He is usually very prompt. If he doesn't I would be happy to take it next. I may have stuff I will need to send to scotchef so can send it together next week.


----------



## jimbob (Dec 16, 2014)

Makes sense to me. PM your shipping details, im sure it will be fine.


----------



## scotchef38 (Dec 17, 2014)

Hi, i swear i sent a pm yesterday but not to worry.Sent it on to Melbourites as suggested which should work out well as i think Geo87 is next.


----------



## Geo87 (Dec 18, 2014)

The order was originally #4scotchef #5melbourites then myself at #6 

I'm not concerned either way if that order gets jumbled up  just keep us informed. I'm in brisbane so whatever order makes more sense postage wise.


----------



## melbournites (Dec 23, 2014)

I received the knife yesterday. It was well packaged jimbob. Will use it over Xmas preping a turkey and ham + extras. 

It feels heavier compared to the other knives I have but the balance seems right. So far it cuts through paper effortlessly so good initial impression. 

Thanks James for loaning the knife. It is often hard to get a good feel and impression of knives without test driving them in person.


----------



## pkjames (Dec 26, 2014)

thanks for keep this going effortlessly guys. The mightly aussie customs held my stock for 2 weeks without inspecting / releasing them, resulting in my knives (incluing the sakura gyuto!) conveniently missing the xmas / new year. Funny was, they eventually released them without even opening the box.


----------



## schanop (Dec 26, 2014)

Christmas rush luck


----------



## marc4pt0 (Dec 26, 2014)

Looking fwd to hearing some feedback on this one the dust settles. And if it should ever make it's way state-side, I'd be very interested in giving it a go. Just saying...


----------



## pkjames (Dec 30, 2014)

marc4pt0 said:


> Looking fwd to hearing some feedback on this one the dust settles. And if it should ever make it's way state-side, I'd be very interested in giving it a go. Just saying...



it surely will! i'd like to get it across as soon as i get it back


----------



## melbournites (Dec 31, 2014)

Posted the knife to scotchef in Cairns this morning. Really enjoyed using it. A picture below to give a comparison of side profile with the other 'long' knives I have. I am not sure what the protocol with reviewing it but will add more comments/feedback after others have had a go.


----------



## pkjames (Dec 31, 2014)

melbournites said:


> Posted the knife to scotchef in Cairns this morning.

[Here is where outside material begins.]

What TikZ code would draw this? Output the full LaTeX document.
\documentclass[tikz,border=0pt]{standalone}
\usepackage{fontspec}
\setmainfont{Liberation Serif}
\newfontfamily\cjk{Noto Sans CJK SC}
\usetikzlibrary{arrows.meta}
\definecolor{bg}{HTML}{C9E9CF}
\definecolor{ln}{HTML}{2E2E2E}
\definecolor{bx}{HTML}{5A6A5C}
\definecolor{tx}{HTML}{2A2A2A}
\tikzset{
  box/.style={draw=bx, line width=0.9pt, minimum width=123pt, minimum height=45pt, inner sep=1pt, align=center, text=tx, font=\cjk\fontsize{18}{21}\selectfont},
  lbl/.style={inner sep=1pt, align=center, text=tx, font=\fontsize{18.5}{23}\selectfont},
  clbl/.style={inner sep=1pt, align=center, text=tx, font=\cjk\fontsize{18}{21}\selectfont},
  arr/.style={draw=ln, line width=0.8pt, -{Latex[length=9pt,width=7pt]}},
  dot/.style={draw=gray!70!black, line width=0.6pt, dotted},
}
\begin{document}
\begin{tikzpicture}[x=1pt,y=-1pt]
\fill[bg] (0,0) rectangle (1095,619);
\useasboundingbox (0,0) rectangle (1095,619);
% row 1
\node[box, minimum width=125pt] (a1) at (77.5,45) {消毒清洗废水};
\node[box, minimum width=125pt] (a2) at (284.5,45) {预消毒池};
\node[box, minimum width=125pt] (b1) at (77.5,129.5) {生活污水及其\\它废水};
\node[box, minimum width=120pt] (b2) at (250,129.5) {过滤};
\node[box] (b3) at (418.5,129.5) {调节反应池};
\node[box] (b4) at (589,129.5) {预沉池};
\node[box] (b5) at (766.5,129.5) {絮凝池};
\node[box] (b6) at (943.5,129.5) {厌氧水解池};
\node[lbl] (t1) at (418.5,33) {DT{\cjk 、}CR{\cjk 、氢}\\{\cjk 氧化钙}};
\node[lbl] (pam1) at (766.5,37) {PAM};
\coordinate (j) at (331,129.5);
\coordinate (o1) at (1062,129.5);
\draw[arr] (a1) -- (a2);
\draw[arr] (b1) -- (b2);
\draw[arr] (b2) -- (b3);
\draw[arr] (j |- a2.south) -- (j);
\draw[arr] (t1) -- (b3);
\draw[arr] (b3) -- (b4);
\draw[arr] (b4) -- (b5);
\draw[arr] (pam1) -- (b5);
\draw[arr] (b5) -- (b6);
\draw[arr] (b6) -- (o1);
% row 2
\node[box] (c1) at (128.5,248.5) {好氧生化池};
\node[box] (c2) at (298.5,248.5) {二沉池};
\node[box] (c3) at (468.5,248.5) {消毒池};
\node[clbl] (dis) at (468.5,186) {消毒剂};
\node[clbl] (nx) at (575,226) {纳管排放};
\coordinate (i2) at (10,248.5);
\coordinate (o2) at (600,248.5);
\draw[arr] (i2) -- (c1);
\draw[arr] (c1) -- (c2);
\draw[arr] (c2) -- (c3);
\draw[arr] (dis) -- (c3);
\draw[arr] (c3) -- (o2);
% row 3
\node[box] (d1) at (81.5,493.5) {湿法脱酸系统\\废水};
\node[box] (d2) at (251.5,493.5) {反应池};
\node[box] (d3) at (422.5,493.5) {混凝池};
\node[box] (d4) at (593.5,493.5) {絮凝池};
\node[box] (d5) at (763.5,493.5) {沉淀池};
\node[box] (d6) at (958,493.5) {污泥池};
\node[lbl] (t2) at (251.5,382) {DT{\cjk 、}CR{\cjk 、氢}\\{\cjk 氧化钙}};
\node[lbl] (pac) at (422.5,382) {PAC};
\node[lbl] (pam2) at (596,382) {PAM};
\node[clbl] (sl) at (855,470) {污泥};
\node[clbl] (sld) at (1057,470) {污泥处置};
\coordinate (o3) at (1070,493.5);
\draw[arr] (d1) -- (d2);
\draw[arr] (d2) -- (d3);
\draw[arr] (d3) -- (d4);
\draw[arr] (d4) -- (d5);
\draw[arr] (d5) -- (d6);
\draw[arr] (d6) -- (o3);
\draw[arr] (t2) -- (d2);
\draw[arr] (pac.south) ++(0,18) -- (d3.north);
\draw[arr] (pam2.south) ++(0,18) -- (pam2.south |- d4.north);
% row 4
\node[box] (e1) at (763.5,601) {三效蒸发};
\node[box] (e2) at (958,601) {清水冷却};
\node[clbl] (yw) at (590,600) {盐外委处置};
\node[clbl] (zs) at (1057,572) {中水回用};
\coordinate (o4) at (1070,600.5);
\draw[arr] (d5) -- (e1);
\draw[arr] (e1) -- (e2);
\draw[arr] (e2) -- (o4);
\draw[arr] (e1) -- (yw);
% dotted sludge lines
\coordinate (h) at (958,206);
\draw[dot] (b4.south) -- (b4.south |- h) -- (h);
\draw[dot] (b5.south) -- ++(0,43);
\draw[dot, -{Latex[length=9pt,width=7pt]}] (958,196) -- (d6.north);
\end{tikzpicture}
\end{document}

Really enjoyed using it. A picture below to give a comparison of side profile with the other 'long' knives I have. I am not sure what the protocol with reviewing it but will add more comments/feedback after others have had a go.

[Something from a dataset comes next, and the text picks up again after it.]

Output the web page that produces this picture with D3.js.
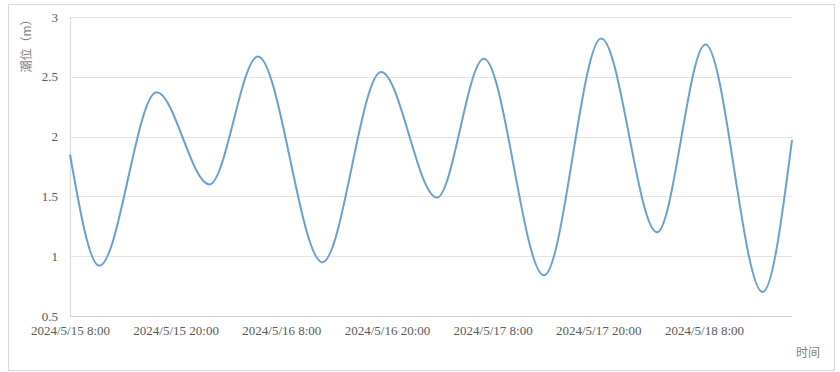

thanks for the comparison pic mate, lets keep it going


----------



## marc4pt0 (Jan 3, 2015)

pkjames said:


> it surely will! i'd like to get it across as soon as i get it back




Very exciting!


----------



## chinacats (Jan 3, 2015)

James, you could also make some people just as happy by sending one of those San-mais with the sexy wide bevel


----------



## Dardeau (Jan 3, 2015)

Or both?


----------



## pkjames (Jan 5, 2015)

chinacats said:


> James, you could also make some people just as happy by sending one of those San-mais with the sexy wide bevel



I am actually about to do it. The pair have came back from Chanop. I will get it sorted in the next few days!


----------



## pkjames (Jan 5, 2015)

Dardeau said:


> Or both?



that honyaki is still half way in its aussie trip. It will definitely make its way across when it comes back


----------



## scotchef38 (Jan 6, 2015)

Knife arrived at my place this morning.I will pass it on to Geo87 next week.First impressions are good,heavier than i expected but i like a heavier knife,f +f is very nice.Thanks for the opportunity to give it a go James&#128516;


----------



## Geo87 (Jan 8, 2015)

Thats exciting! I'm a big fan of heavier knives. Has anyone sharpened it or touched it up since Huw did?


----------



## jimbob (Jan 8, 2015)

Huw put me in my place with his edge! It was perhaps a bit fine though as i experienced a touch of edge folding, minimal though.


----------



## Geo87 (Jan 19, 2015)

Received the knife today  
Looks & feels great James thanks for this opportunity. Initial impressions are good. It's shorter than I expected (230mm) but is still packing plenty of weight and height at heel which I love. I'll post more feedback after using it at work for the week.


----------



## Geo87 (Jan 28, 2015)

Sambal is unable to receive the pass around at the moment due to moving house so I've sent the knife on to dusty yesterday. 
I'll post my feedback shortly.


----------



## Dusty (Jan 29, 2015)

I received the knife this morning, I'll put it through its paces and jot down my thoughts early next week. 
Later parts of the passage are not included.